At around noon Monday, dozens of people were gathered on Parliament Hill, some waving "axe the tax" signs, while others draped themselves in Canadian flags or expletive-laced messages about the prime minister. 

Protesters also temporarily blocked the Trans-Canada Highway linking Nova Scotia and New Brunswick. News reports showed demonstrators near Aulac, N.B., carrying signs that read, "Axe the tax," and "Trudeau must go." 

By mid-afternoon, one lane in each direction had reopened to all traffic, but motorists travelling between the two provinces were advised to expect delays, said New Brunswick RCMP. 

Trudeau and other carbon pricing proponents say critics are ignoring the fact that Canadian families receive quarterly rebate cheques, which are more generous to low-income households, to help them offset the upfront costs. 

They also point to the costs climate change has imposed on Canadians through disasters such as wildfires or floods. 

Last week, some 200 economists and academics from universities across the country released an open letter defending carbon pricing as the most low-cost way to reduce emissions, as opposed to imposing stricter regulations. 

The Liberal party circulated a petition on social media Monday accusing Poilievre of wanting to slash the rebate cheques, which range from $760 to nearly $1,800 per year, depending on where the recipient lives. 

Trudeau has accused conservative premiers of lying about the policy's affect inflation and has challenged his provincial critics to present alternative plans to reduce emissions. 

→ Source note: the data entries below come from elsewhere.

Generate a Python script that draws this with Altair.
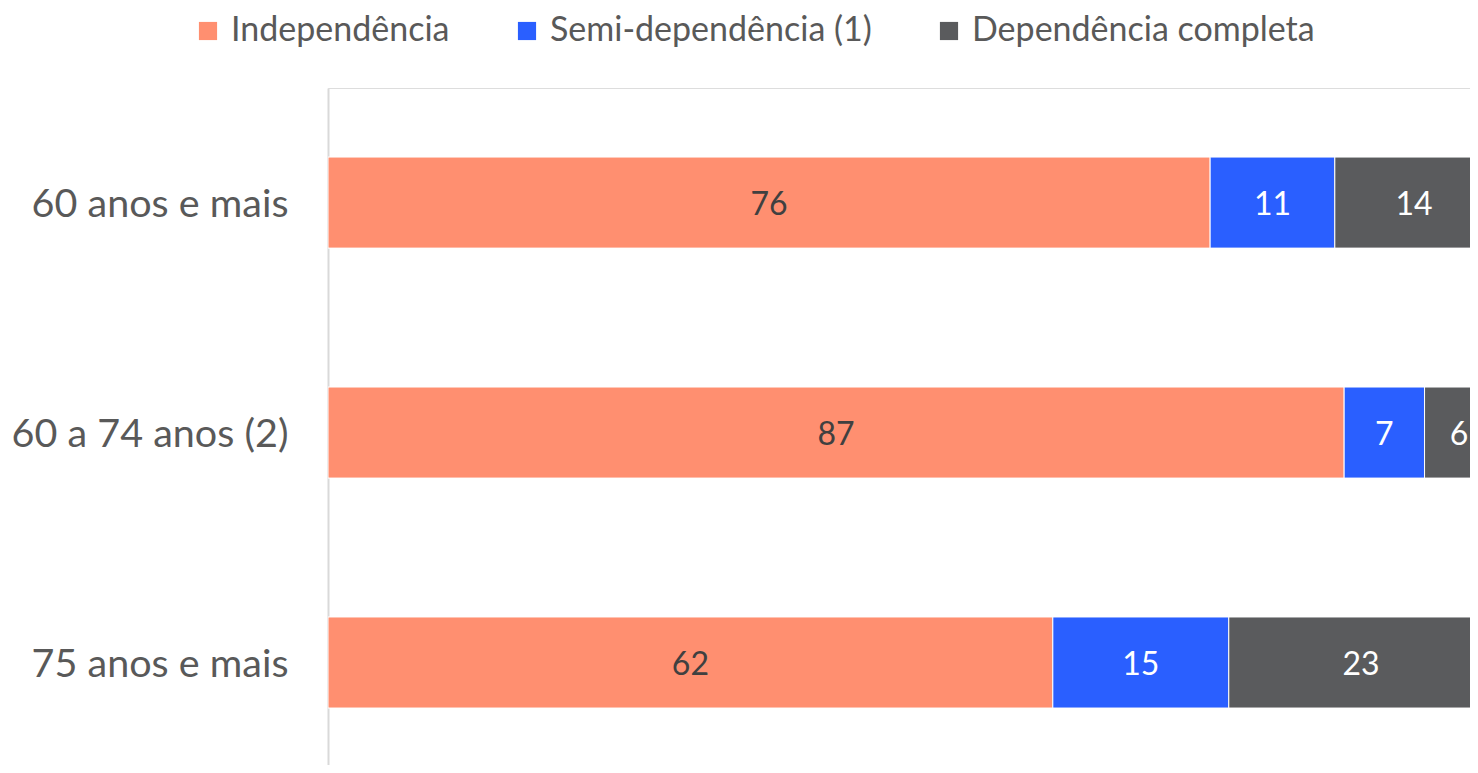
import altair as alt
import pandas as pd

groups = ["60 anos e mais", "60 a 74 anos (2)", "75 anos e mais"]
categories = ["Independência", "Semi-dependência (1)", "Dependência completa"]
independencia = [75.7, 87.2, 62.2]
semi = [10.7, 6.9, 15.1]
completa = [13.6, 5.9, 22.7]
colors = ["#FF8F70", "#2A5FFF", "#5A5B5D"]

rows = []
for i, g in enumerate(groups):
    for k, (cat, vals) in enumerate(zip(categories, [independencia, semi, completa])):
        rows.append({"grupo": g, "cat": cat, "ordem": k, "valor": vals[i]})
df = pd.DataFrame(rows)

FONT = "Lato"

base = alt.Chart(df).transform_stack(
    stack="valor", groupby=["grupo"], as_=["x0", "x1"],
    sort=[alt.SortField("ordem", order="ascending")]
).transform_calculate(mid="(datum.x0 + datum.x1) / 2")

xscale = alt.Scale(domain=[0, 98], nice=False, zero=True)
yscale = alt.Scale(domain=groups, paddingInner=0.604, paddingOuter=0.274, align=0.548)

bars = base.mark_bar(clip=True, stroke="white", strokeWidth=1).encode(
    x=alt.X("x0:Q", scale=xscale, axis=None),
    x2="x1:Q",
    y=alt.Y("grupo:N", scale=yscale, sort=groups, title=None,
            axis=alt.Axis(domainColor="#D9D9D9", domainWidth=2, ticks=False, grid=False,
                          labelFontSize=39.5, labelColor="#595959", labelFont=FONT,
                          labelPadding=40, labelLimit=400, labelOffset=2)),
    color=alt.Color("cat:N", scale=alt.Scale(domain=categories, range=colors),
                    legend=alt.Legend(orient="none", legendX=-137, legendY=-74,
                                      direction="horizontal", title=None,
                                      symbolType="square", symbolSize=330,
                                      symbolStrokeWidth=0, labelFontSize=34,
                                      labelFont=FONT, labelColor="#595959",
                                      labelOffset=6, columnPadding=60, padding=0,
                                      labelLimit=500)),
)

texts = base.mark_text(fontSize=32, font=FONT, baseline="middle", align="center", dy=2).encode(
    x=alt.X("mid:Q", scale=xscale, axis=None),
    y=alt.Y("grupo:N", scale=yscale, sort=groups),
    text=alt.Text("valor:Q", format=".0f"),
    color=alt.condition(alt.datum.cat == "Independência", alt.value("#404040"), alt.value("white")),
)

chart = alt.layer(bars, texts).properties(
    width=1142, height=677,
    autosize=alt.AutoSizeParams(type="none"),
    padding={"left": 320, "top": 80, "right": 0, "bottom": 0},
).configure_view(stroke=None).configure(background="white")

chart.save("out.html", embed_options={"renderer": "svg", "actions": False})
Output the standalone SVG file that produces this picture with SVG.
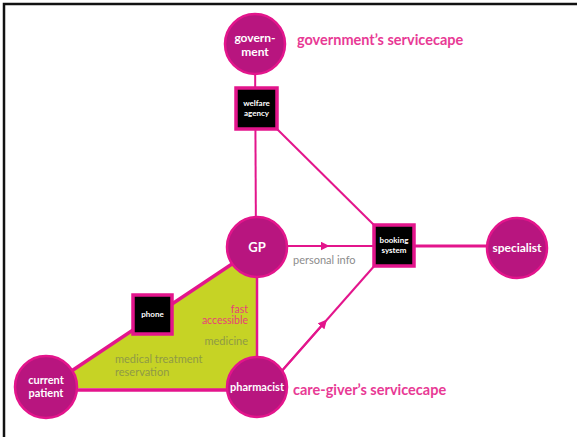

For months, he and his ministers have been struggling to find support for the years-old policy as Canadians find themselves paying higher food and housing prices, and Poilievre aggressively campaigns against the carbon price. 

Back in February, the federal government rebranded the payments Canadians receive as the "Canada Carbon Rebate," formerly the "Climate Action Incentive," in an effort to boost public support for the policy.